The other side of the story starts an ocean away—and between art and design. Yinka Ilori from Nigeria, the country of Onyeka Igwe, assembles six chairs as Swimming Pool of Dreams, while Jomo Tariku builds on chairs from Kenya. Cyrus Kabiru has his Kenyan eyewear and Fabiola Jean-Louis a corset dress from Haiti. In this context, it could be liberating or confining. So indeed could the room. It has only a narrow space to circulate around those two components, with more art on the facing walls.
That means a space in New York, where the cross-fertilization takes place, for all the lost opportunities. Any period room shows off the permanent collection, but the Met acquired some work in building this one and commissioned others. Much of the decor goes to Njideka Akunyili Crosby from Nigeria, for wallpaper that approaches abstraction for all its hints of other landscapes and histories. Willie Cole created his African totem from black high heels as long ago as 2007. Tourmaline, better known as a writer and activist than an artist, inserts her queer trans totemic self into saturated color photographs. They may not be Afrofuturist, but they do hold out hope for the future.

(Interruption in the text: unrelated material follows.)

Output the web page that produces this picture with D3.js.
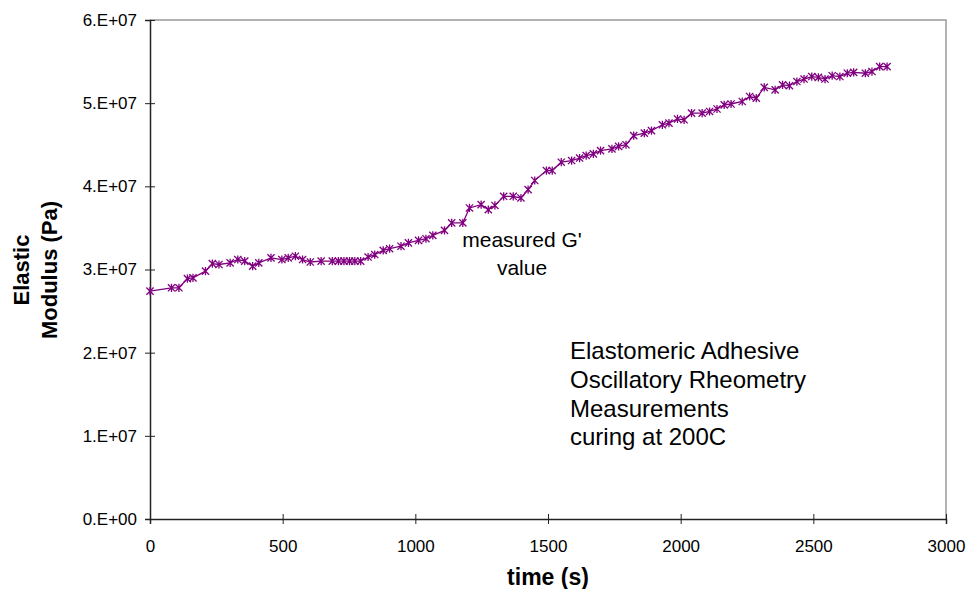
<!DOCTYPE html>
<html>
<head>
<meta charset="utf-8">
<script src="https://cdn.jsdelivr.net/npm/d3@7"></script>
<style>
  body { margin: 0; background: #fff; }
  text { font-family: "Liberation Sans", Arial, sans-serif; }
</style>
</head>
<body>
<svg id="chart" width="969" height="589"></svg>
<script>
// time (s) and elastic modulus G' (Pa)
const timeSec = [0, 81, 109, 141, 162, 209, 235, 260, 302, 331, 357, 387, 410, 456,
  497, 521, 548, 575, 604, 645, 687, 710, 731, 752, 772, 794, 822, 847, 879, 903,
  946, 974, 1012, 1040, 1066, 1110, 1137, 1179, 1204, 1248, 1275, 1300, 1333, 1369,
  1398, 1425, 1450, 1494, 1516, 1550, 1589, 1619, 1644, 1671, 1698, 1741, 1766, 1794,
  1823, 1863, 1890, 1931, 1956, 1988, 2013, 2041, 2081, 2109, 2137, 2164, 2190, 2232,
  2260, 2285, 2315, 2356, 2384, 2410, 2438, 2465, 2494, 2519, 2544, 2571, 2600, 2628,
  2652, 2696, 2721, 2750, 2778];
const modulus = [2.74, 2.78, 2.78, 2.89, 2.90, 2.98, 3.07, 3.06, 3.08, 3.12, 3.10, 3.04, 3.08, 3.14,
  3.12, 3.14, 3.16, 3.12, 3.09, 3.10, 3.10, 3.10, 3.10, 3.10, 3.10, 3.10, 3.15, 3.18, 3.23, 3.25,
  3.28, 3.32, 3.35, 3.37, 3.41, 3.47, 3.56, 3.56, 3.74, 3.78, 3.72, 3.77, 3.88, 3.88,
  3.86, 3.96, 4.07, 4.19, 4.19, 4.29, 4.31, 4.34, 4.37, 4.39, 4.43, 4.45, 4.48, 4.50,
  4.61, 4.64, 4.67, 4.74, 4.76, 4.81, 4.80, 4.88, 4.88, 4.90, 4.93, 4.98, 4.99, 5.02,
  5.08, 5.06, 5.19, 5.16, 5.22, 5.21, 5.26, 5.29, 5.32, 5.31, 5.29, 5.33, 5.32, 5.36,
  5.37, 5.36, 5.38, 5.44, 5.44].map(v => v * 1e7);

const xTicks = [0, 500, 1000, 1500, 2000, 2500, 3000];
const yTicks = [0, 1e7, 2e7, 3e7, 4e7, 5e7, 6e7];
const yTickLabels = ["0.E+00", "1.E+07", "2.E+07", "3.E+07", "4.E+07", "5.E+07", "6.E+07"];
const noteLines = ["Elastomeric Adhesive", "Oscillatory Rheometry", "Measurements", "curing at 200C"];
const pointLabel = ["measured G'", "value"];

const svg = d3.select("#chart");
const plotL = 150, plotR = 946, plotT = 20, plotB = 519;

const x = d3.scaleLinear().domain([0, 3000]).range([plotL, plotR]);
const y = d3.scaleLinear().domain([0, 6e7]).range([plotB, plotT]);

// plot frame (gray top and right)
svg.append("path")
  .attr("d", `M${plotL},${plotT}H${plotR}V${plotB}`)
  .attr("fill", "none")
  .attr("stroke", "#999")
  .attr("stroke-width", 1.5);

// x axis
const xAxis = svg.append("g")
  .attr("transform", `translate(0,${plotB})`)
  .call(d3.axisBottom(x).tickValues(xTicks).tickSize(5).tickPadding(16)
    .tickFormat(d3.format("d")));
xAxis.select(".domain").attr("stroke", "#222").attr("stroke-width", 1.5);
xAxis.selectAll(".tick line").attr("y1", -5).attr("stroke", "#222");
xAxis.selectAll("text").attr("font-size", 17).attr("fill", "#000");

// y axis
const yAxis = svg.append("g")
  .attr("transform", `translate(${plotL},0)`)
  .call(d3.axisLeft(y).tickValues(yTicks).tickSize(5).tickPadding(8)
    .tickFormat((d, i) => yTickLabels[i]));
yAxis.select(".domain").attr("stroke", "#222").attr("stroke-width", 1.5);
yAxis.selectAll(".tick line").attr("x1", 5).attr("stroke", "#222");
yAxis.selectAll("text").attr("font-size", 17).attr("fill", "#000");

// data line
const pts = timeSec.map((t, i) => [t, modulus[i]]);
svg.append("path")
  .datum(pts)
  .attr("fill", "none")
  .attr("stroke", "#800080")
  .attr("stroke-width", 1.3)
  .attr("d", d3.line().x(d => x(d[0])).y(d => y(d[1])));

// star markers
const r = 3.6;
svg.append("g").selectAll("path")
  .data(pts)
  .join("path")
  .attr("transform", d => `translate(${x(d[0])},${y(d[1])})`)
  .attr("d", `M${-r},${-r}L${r},${r}M${-r},${r}L${r},${-r}M0,${-r - 0.5}V${r + 0.5}`)
  .attr("stroke", "#800080")
  .attr("stroke-width", 1.3)
  .attr("fill", "none");

// axis titles
svg.append("text")
  .attr("x", 548).attr("y", 585)
  .attr("text-anchor", "middle")
  .attr("font-size", 23).attr("font-weight", "bold")
  .text("time (s)");

const yTitle = svg.append("text")
  .attr("transform", "translate(0,270) rotate(-90)")
  .attr("text-anchor", "middle")
  .attr("font-size", 22).attr("font-weight", "bold");
yTitle.append("tspan").attr("x", 0).attr("y", 29).text("Elastic");
yTitle.append("tspan").attr("x", 0).attr("y", 57).text("Modulus (Pa)");

// annotations
svg.append("g").selectAll("text")
  .data(pointLabel)
  .join("text")
  .attr("x", 522)
  .attr("y", (d, i) => 247 + i * 28)
  .attr("text-anchor", "middle")
  .attr("font-size", 21)
  .text(d => d);

svg.append("g").selectAll("text")
  .data(noteLines)
  .join("text")
  .attr("x", 570)
  .attr("y", (d, i) => 359 + i * 28.8)
  .attr("font-size", 24)
  .text(d => d);
</script>
</body>
</html>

Highlights may come down to Western art after all, sophisticated but African American. It, too, commemorates the past from the perspective of the present. Whitfield Lovell brings a precise charcoal portrait of a figure from early in the last century, while Henry Taylor finds a hero in an African American woman. Andrea Y. Motley Crabtree, a pilot in the military, sits at ease with her helmet on her lap. The tall acrylic has the casual fidelity of Alice Neel, but with greater impasto. Before yesterday, she could fly.
Jennifer Packer ran at The Whitney Museum of American Art, through April 17, 2022, Adam Pendleton at The Museum of Modern Art through January 30. The Afrofuturism room at The Metropolitan Museum of Art opened November 5, 2021.